§ **Brief**
Retype the run of lines that opens with the line containing "Output the Python" and closes with the line containing "0.4071, 0.4293, 0.4153]", exactly and inclusively, but skip the pictures.

§ **Records**
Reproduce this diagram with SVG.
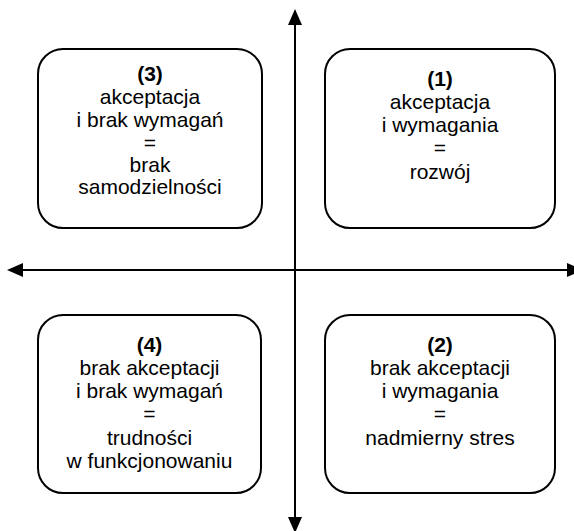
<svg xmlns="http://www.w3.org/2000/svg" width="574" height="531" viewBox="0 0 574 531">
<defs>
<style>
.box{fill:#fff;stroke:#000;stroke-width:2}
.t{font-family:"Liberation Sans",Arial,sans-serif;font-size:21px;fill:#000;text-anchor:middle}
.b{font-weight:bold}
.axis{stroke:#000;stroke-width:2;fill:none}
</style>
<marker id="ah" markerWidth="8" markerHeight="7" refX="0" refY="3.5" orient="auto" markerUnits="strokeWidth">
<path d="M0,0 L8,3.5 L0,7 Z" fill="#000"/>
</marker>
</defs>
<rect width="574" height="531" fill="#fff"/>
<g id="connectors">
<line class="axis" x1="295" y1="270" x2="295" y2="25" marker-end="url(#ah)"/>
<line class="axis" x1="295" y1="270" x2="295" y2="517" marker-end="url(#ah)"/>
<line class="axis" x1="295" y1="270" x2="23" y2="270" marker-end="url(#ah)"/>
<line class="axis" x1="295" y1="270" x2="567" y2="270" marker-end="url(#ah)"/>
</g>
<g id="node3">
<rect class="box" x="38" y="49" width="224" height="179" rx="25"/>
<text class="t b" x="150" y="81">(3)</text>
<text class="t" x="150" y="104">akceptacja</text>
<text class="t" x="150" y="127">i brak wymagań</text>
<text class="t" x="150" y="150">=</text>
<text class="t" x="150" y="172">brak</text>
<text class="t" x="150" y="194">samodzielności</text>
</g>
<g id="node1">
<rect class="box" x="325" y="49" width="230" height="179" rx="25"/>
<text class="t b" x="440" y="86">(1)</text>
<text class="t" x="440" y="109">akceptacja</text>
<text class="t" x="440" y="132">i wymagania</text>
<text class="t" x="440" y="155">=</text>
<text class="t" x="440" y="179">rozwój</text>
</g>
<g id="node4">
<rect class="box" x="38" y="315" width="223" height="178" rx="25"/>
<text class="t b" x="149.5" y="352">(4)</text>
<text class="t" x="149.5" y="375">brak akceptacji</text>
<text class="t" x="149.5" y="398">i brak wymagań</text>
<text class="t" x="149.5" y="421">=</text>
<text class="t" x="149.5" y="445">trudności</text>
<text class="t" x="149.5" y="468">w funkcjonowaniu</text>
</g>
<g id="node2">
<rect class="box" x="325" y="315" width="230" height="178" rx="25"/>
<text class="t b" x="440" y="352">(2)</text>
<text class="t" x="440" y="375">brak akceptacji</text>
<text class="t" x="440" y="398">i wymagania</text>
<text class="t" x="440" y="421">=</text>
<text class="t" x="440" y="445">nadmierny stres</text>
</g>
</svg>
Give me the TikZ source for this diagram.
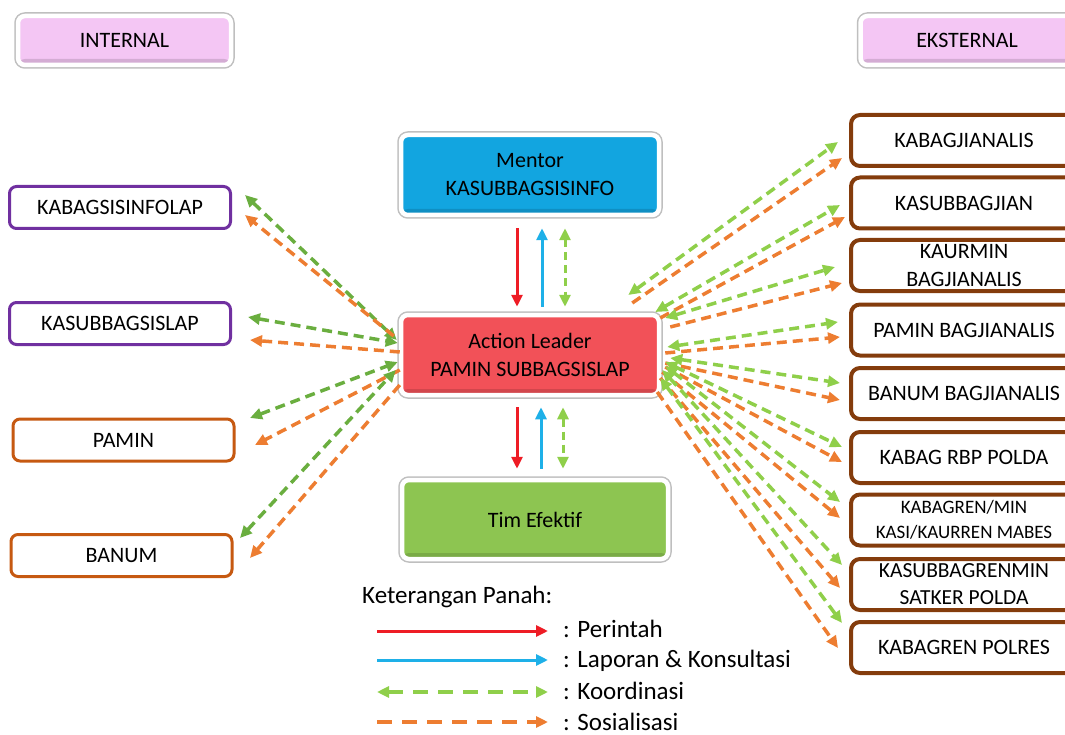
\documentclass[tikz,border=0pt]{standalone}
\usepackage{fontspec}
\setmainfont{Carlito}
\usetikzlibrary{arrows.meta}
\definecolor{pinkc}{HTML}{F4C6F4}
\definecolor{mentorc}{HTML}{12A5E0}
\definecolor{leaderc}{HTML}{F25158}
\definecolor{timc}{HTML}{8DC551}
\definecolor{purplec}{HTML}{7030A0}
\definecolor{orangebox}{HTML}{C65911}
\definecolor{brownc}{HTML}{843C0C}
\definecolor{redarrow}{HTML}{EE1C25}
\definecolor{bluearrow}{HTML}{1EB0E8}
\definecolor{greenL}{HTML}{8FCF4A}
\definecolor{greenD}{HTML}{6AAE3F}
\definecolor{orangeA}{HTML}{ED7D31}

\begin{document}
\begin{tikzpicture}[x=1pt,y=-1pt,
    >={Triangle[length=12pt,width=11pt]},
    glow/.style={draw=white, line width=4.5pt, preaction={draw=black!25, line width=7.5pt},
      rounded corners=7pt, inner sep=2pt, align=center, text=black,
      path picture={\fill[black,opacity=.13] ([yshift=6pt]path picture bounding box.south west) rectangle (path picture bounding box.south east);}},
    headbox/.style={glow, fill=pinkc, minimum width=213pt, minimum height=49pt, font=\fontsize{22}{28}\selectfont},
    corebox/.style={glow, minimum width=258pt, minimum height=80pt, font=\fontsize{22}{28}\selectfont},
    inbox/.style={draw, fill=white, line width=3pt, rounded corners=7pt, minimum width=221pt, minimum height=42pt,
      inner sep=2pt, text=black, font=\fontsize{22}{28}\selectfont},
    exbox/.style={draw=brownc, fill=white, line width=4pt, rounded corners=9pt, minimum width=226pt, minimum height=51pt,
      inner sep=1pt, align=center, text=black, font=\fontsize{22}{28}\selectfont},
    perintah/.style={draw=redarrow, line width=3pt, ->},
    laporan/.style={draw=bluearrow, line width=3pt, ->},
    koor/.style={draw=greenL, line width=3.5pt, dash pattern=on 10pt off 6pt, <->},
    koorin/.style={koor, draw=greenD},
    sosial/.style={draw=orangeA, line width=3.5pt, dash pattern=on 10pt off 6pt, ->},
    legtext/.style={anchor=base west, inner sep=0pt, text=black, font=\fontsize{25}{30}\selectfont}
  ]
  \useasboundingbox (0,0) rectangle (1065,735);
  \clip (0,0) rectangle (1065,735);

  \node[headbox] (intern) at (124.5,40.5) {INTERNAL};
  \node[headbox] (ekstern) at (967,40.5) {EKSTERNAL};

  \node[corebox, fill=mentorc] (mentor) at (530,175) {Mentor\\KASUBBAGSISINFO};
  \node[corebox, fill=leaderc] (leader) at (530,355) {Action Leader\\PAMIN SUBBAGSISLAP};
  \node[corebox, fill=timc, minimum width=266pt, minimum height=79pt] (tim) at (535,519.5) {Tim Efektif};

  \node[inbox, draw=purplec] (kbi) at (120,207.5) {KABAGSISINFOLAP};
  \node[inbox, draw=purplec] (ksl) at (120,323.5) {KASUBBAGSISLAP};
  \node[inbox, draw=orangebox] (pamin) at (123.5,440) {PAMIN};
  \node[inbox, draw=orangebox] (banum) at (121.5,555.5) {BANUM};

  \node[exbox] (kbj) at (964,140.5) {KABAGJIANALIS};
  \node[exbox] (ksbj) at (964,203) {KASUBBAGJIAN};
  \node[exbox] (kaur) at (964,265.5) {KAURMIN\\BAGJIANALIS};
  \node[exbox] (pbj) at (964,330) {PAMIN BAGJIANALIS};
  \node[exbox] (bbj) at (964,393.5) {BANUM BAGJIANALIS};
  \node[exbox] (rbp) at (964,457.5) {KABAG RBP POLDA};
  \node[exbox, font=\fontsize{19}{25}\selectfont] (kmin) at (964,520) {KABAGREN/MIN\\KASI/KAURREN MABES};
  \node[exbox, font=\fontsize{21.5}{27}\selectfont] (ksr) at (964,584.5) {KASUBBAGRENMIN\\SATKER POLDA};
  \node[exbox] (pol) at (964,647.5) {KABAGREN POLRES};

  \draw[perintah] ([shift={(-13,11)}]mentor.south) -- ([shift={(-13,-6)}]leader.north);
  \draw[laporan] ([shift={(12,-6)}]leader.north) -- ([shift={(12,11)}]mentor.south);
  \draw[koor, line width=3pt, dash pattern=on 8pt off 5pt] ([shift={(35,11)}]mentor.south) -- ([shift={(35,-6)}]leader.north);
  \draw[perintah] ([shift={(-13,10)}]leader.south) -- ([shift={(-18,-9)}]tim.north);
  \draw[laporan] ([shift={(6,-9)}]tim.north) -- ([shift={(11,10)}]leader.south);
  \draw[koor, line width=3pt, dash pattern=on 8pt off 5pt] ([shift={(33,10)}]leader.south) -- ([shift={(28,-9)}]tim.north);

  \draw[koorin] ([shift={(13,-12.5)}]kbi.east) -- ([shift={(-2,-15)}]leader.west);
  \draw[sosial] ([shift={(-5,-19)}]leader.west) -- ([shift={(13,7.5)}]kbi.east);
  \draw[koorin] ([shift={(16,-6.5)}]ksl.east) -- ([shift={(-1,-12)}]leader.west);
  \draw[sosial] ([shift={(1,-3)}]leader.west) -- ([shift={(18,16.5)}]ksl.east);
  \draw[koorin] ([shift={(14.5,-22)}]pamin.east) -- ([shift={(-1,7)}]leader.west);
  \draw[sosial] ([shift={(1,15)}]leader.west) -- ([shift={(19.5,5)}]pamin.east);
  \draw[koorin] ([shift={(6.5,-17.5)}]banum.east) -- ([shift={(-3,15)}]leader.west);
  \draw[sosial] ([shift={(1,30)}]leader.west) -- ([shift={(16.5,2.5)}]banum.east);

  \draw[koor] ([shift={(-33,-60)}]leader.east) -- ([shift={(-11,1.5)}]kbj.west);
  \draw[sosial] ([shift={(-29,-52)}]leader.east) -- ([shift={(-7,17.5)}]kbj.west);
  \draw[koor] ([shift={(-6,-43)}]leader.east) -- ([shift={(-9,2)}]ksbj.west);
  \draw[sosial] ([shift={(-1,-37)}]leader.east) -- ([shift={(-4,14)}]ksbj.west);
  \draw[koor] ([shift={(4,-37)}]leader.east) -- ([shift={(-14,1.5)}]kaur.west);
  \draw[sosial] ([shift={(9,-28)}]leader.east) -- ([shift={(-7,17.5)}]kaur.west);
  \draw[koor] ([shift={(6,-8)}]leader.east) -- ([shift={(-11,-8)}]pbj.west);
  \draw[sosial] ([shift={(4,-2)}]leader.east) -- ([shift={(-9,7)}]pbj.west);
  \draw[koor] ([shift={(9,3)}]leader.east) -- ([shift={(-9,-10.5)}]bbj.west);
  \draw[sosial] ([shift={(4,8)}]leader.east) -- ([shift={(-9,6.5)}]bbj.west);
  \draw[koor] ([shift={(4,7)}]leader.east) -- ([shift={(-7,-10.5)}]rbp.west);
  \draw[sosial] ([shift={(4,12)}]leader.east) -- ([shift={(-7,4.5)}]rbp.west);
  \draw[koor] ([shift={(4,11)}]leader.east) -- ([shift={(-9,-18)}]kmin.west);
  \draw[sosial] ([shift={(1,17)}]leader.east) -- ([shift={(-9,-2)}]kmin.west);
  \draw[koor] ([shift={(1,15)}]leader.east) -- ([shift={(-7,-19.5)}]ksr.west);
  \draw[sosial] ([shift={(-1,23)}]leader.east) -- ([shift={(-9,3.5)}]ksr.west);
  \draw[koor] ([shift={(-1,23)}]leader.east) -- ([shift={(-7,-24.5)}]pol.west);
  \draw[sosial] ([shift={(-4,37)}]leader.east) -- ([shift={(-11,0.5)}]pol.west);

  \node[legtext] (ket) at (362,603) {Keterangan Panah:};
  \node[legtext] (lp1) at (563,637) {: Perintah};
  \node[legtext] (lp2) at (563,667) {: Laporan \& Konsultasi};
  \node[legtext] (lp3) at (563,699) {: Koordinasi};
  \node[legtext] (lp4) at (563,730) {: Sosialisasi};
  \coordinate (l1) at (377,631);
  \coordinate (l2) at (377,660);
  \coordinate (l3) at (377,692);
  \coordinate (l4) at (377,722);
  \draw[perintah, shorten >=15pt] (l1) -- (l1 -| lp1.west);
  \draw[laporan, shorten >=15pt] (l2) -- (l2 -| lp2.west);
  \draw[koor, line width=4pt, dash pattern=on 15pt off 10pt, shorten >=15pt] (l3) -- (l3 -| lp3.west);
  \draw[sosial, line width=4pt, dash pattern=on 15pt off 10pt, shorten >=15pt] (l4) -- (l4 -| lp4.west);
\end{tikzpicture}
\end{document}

---

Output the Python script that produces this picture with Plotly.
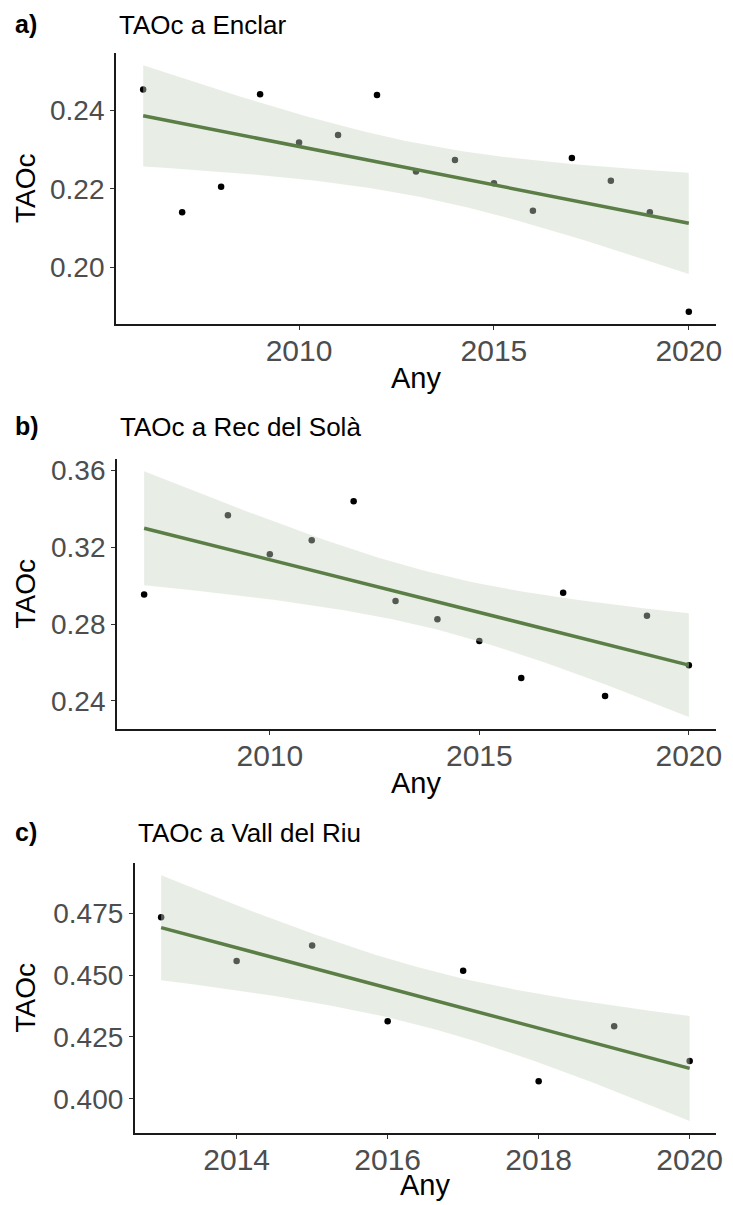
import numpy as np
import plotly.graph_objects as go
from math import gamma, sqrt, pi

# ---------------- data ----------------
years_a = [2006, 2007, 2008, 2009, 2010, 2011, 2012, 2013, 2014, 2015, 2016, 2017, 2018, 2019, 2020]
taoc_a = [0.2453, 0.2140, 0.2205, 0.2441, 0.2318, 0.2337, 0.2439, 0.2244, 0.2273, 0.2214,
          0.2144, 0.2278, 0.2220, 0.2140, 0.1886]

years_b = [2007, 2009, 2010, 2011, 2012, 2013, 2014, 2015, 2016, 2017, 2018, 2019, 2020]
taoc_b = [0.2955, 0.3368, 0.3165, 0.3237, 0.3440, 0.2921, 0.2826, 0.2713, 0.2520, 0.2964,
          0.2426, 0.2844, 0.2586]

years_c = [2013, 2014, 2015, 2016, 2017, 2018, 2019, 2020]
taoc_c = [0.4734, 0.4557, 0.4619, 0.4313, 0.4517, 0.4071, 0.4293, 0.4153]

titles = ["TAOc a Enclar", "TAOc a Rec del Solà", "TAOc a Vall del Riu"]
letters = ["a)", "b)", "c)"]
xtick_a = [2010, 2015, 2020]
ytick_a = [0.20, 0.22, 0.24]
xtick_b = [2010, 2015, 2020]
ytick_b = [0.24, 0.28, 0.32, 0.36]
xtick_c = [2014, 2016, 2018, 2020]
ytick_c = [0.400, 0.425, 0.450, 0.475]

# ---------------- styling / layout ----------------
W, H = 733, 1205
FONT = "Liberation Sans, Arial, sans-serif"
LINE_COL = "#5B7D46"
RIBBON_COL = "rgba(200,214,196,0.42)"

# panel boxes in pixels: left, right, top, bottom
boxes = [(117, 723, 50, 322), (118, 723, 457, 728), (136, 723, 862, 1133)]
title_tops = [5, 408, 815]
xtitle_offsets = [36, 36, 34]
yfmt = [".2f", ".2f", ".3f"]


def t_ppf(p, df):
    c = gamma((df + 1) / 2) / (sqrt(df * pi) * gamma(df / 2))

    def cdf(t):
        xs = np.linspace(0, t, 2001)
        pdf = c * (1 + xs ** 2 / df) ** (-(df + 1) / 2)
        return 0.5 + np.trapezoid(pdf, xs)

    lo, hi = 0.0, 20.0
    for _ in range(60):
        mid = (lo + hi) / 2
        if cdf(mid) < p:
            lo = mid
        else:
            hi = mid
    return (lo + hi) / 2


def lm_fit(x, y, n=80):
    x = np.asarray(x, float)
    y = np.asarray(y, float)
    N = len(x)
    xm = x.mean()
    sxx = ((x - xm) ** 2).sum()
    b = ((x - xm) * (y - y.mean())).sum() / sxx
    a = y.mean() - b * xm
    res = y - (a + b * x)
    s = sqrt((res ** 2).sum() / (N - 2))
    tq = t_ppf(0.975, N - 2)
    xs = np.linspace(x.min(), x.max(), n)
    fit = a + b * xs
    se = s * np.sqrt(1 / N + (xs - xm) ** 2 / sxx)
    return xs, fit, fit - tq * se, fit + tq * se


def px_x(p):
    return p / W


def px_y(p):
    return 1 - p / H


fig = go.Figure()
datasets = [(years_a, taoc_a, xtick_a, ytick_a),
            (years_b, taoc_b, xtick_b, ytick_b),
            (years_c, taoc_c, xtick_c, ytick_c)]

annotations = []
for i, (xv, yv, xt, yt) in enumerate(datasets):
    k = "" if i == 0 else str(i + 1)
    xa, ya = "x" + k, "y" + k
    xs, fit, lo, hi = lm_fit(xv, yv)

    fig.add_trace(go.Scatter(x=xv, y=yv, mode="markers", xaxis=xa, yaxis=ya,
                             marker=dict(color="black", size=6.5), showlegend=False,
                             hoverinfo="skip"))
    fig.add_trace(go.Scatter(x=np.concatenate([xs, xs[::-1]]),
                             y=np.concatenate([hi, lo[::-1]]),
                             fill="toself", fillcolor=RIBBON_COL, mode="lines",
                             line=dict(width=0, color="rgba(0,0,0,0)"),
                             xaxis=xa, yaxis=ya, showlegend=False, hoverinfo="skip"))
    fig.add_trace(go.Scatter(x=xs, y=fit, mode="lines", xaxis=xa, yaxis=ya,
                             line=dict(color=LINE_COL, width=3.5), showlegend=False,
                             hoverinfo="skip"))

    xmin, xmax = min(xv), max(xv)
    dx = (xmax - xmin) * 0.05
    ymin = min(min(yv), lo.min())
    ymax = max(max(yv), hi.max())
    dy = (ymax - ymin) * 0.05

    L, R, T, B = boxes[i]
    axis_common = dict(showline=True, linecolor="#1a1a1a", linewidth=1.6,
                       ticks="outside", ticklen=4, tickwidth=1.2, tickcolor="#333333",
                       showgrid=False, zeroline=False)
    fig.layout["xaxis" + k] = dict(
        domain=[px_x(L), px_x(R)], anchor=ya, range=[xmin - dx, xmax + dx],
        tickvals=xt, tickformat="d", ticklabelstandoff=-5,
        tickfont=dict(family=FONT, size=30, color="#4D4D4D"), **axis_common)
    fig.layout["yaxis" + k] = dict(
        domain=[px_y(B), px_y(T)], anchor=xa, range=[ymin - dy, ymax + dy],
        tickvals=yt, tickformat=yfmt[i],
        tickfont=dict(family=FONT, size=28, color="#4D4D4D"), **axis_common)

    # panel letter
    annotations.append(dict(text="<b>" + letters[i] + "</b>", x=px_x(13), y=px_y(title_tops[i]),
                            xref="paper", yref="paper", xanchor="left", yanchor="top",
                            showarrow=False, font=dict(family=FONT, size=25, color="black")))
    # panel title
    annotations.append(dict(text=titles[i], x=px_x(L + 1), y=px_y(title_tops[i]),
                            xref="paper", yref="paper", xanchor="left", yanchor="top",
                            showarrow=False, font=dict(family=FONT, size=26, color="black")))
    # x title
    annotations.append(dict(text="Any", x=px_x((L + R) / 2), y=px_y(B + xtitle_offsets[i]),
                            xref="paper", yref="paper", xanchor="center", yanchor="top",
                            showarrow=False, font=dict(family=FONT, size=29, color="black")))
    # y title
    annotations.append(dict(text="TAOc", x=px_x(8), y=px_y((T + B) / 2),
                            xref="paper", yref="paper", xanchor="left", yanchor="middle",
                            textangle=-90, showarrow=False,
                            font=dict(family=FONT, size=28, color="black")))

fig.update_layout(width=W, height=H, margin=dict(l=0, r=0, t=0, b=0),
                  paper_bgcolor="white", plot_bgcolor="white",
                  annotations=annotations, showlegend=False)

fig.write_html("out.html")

§ **The output**
Output the Python script that produces this picture with Plotly.
import numpy as np
import plotly.graph_objects as go
from math import gamma, sqrt, pi

# ---------------- data ----------------
years_a = [2006, 2007, 2008, 2009, 2010, 2011, 2012, 2013, 2014, 2015, 2016, 2017, 2018, 2019, 2020]
taoc_a = [0.2453, 0.2140, 0.2205, 0.2441, 0.2318, 0.2337, 0.2439, 0.2244, 0.2273, 0.2214,
          0.2144, 0.2278, 0.2220, 0.2140, 0.1886]

years_b = [2007, 2009, 2010, 2011, 2012, 2013, 2014, 2015, 2016, 2017, 2018, 2019, 2020]
taoc_b = [0.2955, 0.3368, 0.3165, 0.3237, 0.3440, 0.2921, 0.2826, 0.2713, 0.2520, 0.2964,
          0.2426, 0.2844, 0.2586]

years_c = [2013, 2014, 2015, 2016, 2017, 2018, 2019, 2020]
taoc_c = [0.4734, 0.4557, 0.4619, 0.4313, 0.4517, 0.4071, 0.4293, 0.4153]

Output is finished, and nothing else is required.